Selon tf1info.fr, la récolte 2025 devrait atteindre 8,5 millions de tonnes, son plus haut niveau en dix ans. Cette surproduction a provoqué une chute du prix, passée de 150 euros à 15 euros la tonne en un an. Le constat est partagé, le déséquilibre s’est installé durablement.

L’Union nationale des producteurs de pommes de terre juge ce tarif « destructeur ». Le bras de fer avec l’industrie et la grande distribution s’intensifie. Aucun accord crédible sur un prix minimal n’a émergé. La relation commerciale se crispe, les marges s’évaporent, l’amertume grandit chez les planteurs.

Faute de solution, beaucoup renoncent à la vente, une première à cette échelle. Certains choisissent le don, d’autres la destruction. Le gain attendu ne couvre plus les coûts. Les exploitations serrent les rangs, car chaque semaine pèse lourd. Les stocks s’accumulent, la trésorerie s’assèche, la confiance recule.

Dons de pommes de terre et ruée des riverains

À Pissos, dans les Landes, un producteur a déversé plusieurs milliers de tonnes. Le champ s’est transformé en montagnes de tubercules. Des centaines de riverains, alertés par les réseaux sociaux, sont venus grimper ces amas. Le geste a surpris, puis ému. L’ampleur a illustré la gravité du blocage.

Michel, interrogé par TF1, dit repartir avec cent kilos. Un sac coûte entre trois et quatre euros, ici tout est gratuit. L’économie réalisée compte pour les ménages. Le contraste frappe, la chaîne de valeur se brise. Le gaspillage évité par la collecte apporte au moins un sens immédiat.
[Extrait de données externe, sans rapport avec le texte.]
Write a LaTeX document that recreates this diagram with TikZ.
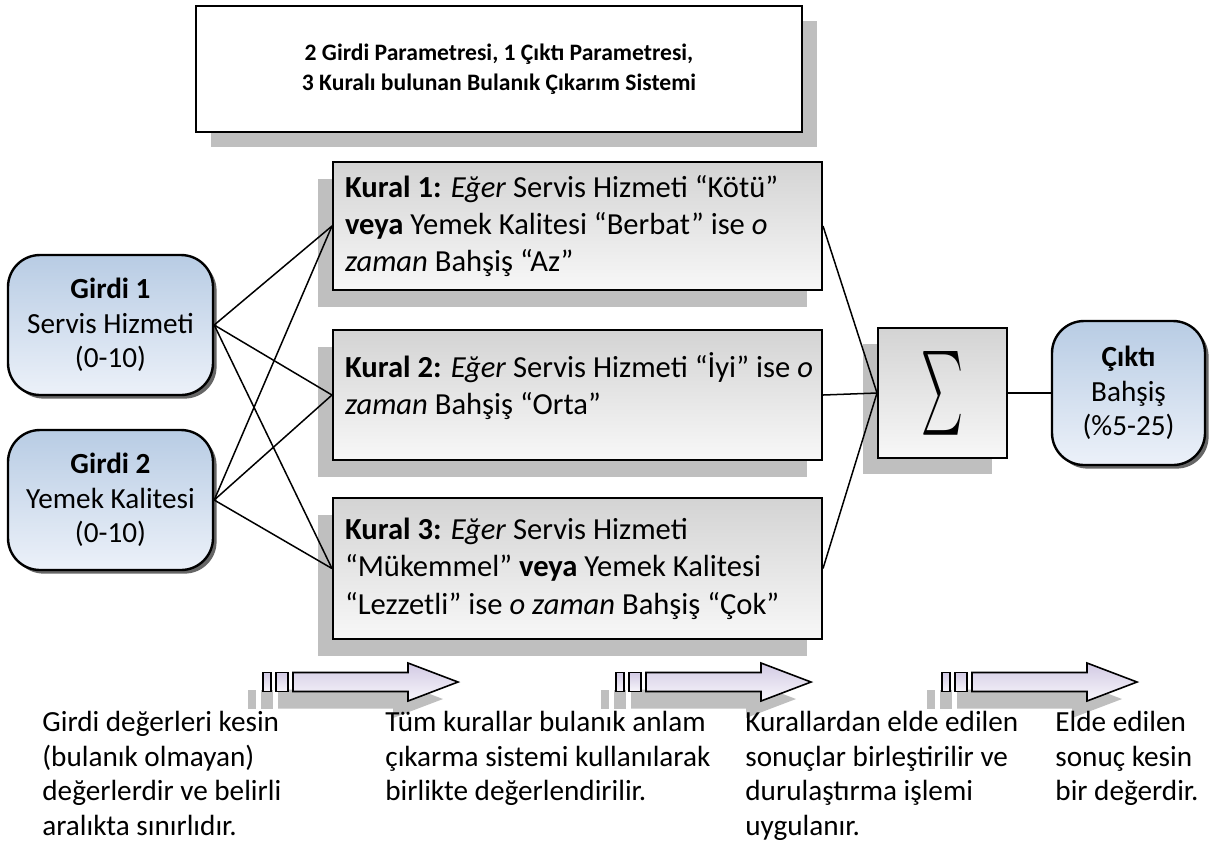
\documentclass[tikz,border=0pt]{standalone}
\usepackage{fontspec}
\setmainfont{Carlito}
\usepackage{graphicx}
\usetikzlibrary{shadows}
\definecolor{inTop}{RGB}{184,204,228}
\definecolor{inBot}{RGB}{236,241,249}
\definecolor{arTop}{RGB}{210,202,228}
\definecolor{arBot}{RGB}{248,246,251}
\definecolor{shadowgray}{RGB}{191,191,191}
\begin{document}
\begin{tikzpicture}[x=0.5pt,y=-0.5pt,
  every node/.style={font=\fontsize{14.6}{17.2}\selectfont},
  conn/.style={draw=black, line width=0.75pt},
  titlebox/.style={draw=black, line width=1pt, fill=white, minimum width=303pt, minimum height=63pt,
    align=center, font=\fontsize{11.8}{15}\selectfont\bfseries,
    drop shadow={shadow xshift=7.5pt, shadow yshift=-7.5pt, fill=shadowgray, opacity=1}},
  rulebox/.style={draw=black, line width=1pt, top color=black!17, bottom color=black!3,
    minimum width=244.5pt, text width=232.5pt, inner xsep=6pt, align=flush left,
    font=\fontsize{15.3}{18.7}\selectfont,
    drop shadow={shadow xshift=-7.5pt, shadow yshift=-8.5pt, fill=shadowgray, opacity=1}},
  sigbox/.style={draw=black, line width=1pt, top color=black!17, bottom color=black!3,
    minimum width=64.5pt, minimum height=65pt, inner sep=0pt,
    drop shadow={shadow xshift=-7.5pt, shadow yshift=-8pt, fill=shadowgray, opacity=1}},
  iobox/.style={draw=black, line width=1.2pt, rounded corners=16pt, top color=inTop, bottom color=inBot,
    minimum height=70pt, align=center, inner sep=2pt,
    drop shadow={shadow xshift=1.8pt, shadow yshift=-1.8pt, fill=black!60, opacity=1}},
  bottomtext/.style={anchor=base west, align=flush left, inner sep=0pt},
  sarrow/.pic={
    \begin{scope}[shift={(-15,17)}]
      \fill[shadowgray] (0,-9.5) rectangle (8,9.5);
      \fill[shadowgray] (13,-9.5) rectangle (25,9.5);
      \fill[shadowgray] (30,-9.5) -- (145,-9.5) -- (145,-19) -- (195,0) -- (145,19) -- (145,9.5) -- (30,9.5) -- cycle;
    \end{scope}
    \draw[line width=0.8pt, top color=arTop, bottom color=arBot] (0,-9.5) rectangle (8,9.5);
    \draw[line width=0.8pt, top color=arTop, bottom color=arBot] (13,-9.5) rectangle (25,9.5);
    \draw[line width=0.8pt, line join=miter, top color=arTop, bottom color=arBot]
      (30,-9.5) -- (145,-9.5) -- (145,-19) -- (195,0) -- (145,19) -- (145,9.5) -- (30,9.5) -- cycle;
  }]
\useasboundingbox (0,0) rectangle (1213,859);

% title
\node[titlebox] (title) at (499,69) {2 Girdi Parametresi, 1 Çıktı Parametresi,\\3 Kuralı bulunan Bulanık Çıkarım Sistemi};

% inputs
\node[iobox, minimum width=102.5pt] (g1) at (110.5,325) {\textbf{Girdi 1}\\Servis Hizmeti\\(0-10)};
\node[iobox, minimum width=102.5pt] (g2) at (110.5,500) {\textbf{Girdi 2}\\Yemek Kalitesi\\(0-10)};

% rules
\node[rulebox, minimum height=64pt] (r1) at (577.5,226)
  {\mbox{\textbf{Kural 1:} \textit{Eğer} Servis Hizmeti “Kötü”}\\\mbox{\textbf{veya} Yemek Kalitesi “Berbat” ise \textit{o}}\\\mbox{\textit{zaman} Bahşiş “Az”}};
\node[rulebox, minimum height=65pt] (r2) at (577.5,395)
  {\mbox{\textbf{Kural 2:} \textit{Eğer} Servis Hizmeti “İyi” ise \textit{o}}\\\mbox{\textit{zaman} Bahşiş “Orta”}\\[-7pt]\mbox{}};
\node[rulebox, minimum height=70.5pt] (r3) at (577.5,568.5)
  {\mbox{\textbf{Kural 3:} \textit{Eğer} Servis Hizmeti}\\\mbox{“Mükemmel” \textbf{veya} Yemek Kalitesi}\\\mbox{“Lezzetli” ise \textit{o zaman} Bahşiş “Çok”}};

% sum
\node[sigbox] (sum) at (942.5,393) {\resizebox{21pt}{36pt}{$\sum$}};

% output
\node[iobox, minimum width=76.5pt, minimum height=72pt] (out) at (1128.5,393) {\textbf{Çıktı}\\Bahşiş\\(\%5-25)};

% connectors
\foreach \g in {g1,g2}{
  \foreach \r in {r1,r2,r3}{
    \draw[conn] (\g.east) -- (\r.west);
  }
}
\foreach \r in {r1,r2,r3}{
  \draw[conn] (\r.east) -- (sum.west);
}
\draw[conn] (sum.east) -- (out.west);

% striped arrows
\pic at (263,682) {sarrow};
\pic at (616,682) {sarrow};
\pic at (942,682) {sarrow};

% bottom texts (anchor base = last line)
\node[bottomtext] (t1) at (42,835) {Girdi değerleri kesin\\(bulanık olmayan)\\değerlerdir ve belirli\\aralıkta sınırlıdır.};
\node[bottomtext] (t2) at (385,800.7) {Tüm kurallar bulanık anlam\\çıkarma sistemi kullanılarak\\birlikte değerlendirilir.};
\node[bottomtext] (t3) at (745,835) {Kurallardan elde edilen\\sonuçlar birleştirilir ve\\durulaştırma işlemi\\uygulanır.};
\node[bottomtext] (t4) at (1055,800.7) {Elde edilen\\sonuç kesin\\bir değerdir.};
\end{tikzpicture}
\end{document}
Un autre habitant repart avec huit kilos. Les images montrent une solidarité concrète. Elles révèlent aussi l’absurdité d’un prix agricole trop bas. L’écart entre coût de production et rémunération s’élargit. Le don apaise la colère, sans régler la cause. La confiance envers les acheteurs s’effrite.

Vendre des pommes de terre à perte ou renoncer

À Saint-Jean-d’Illac, Samuel Allix résume : « on récolte trop, les prix s’écroulent ». Les consommateurs paient moins, certains lots sont partis à 0,15 euro le kilo. Le bénéfice disparaît. L’arbitrage devient cruel, celui de vendre à perte ou renoncer. Les comptes d’exploitation vacillent, les investissements sont reportés.

À Loon-Plage, Laurent Declercq laisse pourrir 400 tonnes aux champs. Installé en 1990, il n’avait jamais vu pareil chaos en trente-cinq ans. Il l’a répété au JT de TF1 du 28 août. Le geste est radical, mais logique. Le marché, vampirisé par la Chine, ne redémarre pas.

Les industriels veulent d’abord écouler leurs stocks avant toute commande. Les cours resteront bas, tant que l’excédent persiste. Les planteurs attendent un cadre de prix, clair et tenable. Ils espèrent une issue négociée. La filière, pourtant efficace, se heurte au mur des volumes et des marges.

Ce que cette crise agricole révèle et ce qui peut suivre

La filière des pommes de terre affronte un paradoxe : abondance record, revenus en berne, dons à grande échelle. Les chiffres disent tout : 8,5 millions de tonnes, 150 à 15 euros la tonne, 0,15 euro le kilo. Sans prix plancher crédible, le cycle s’enraye. Un accord durable reste la clé d’un redressement.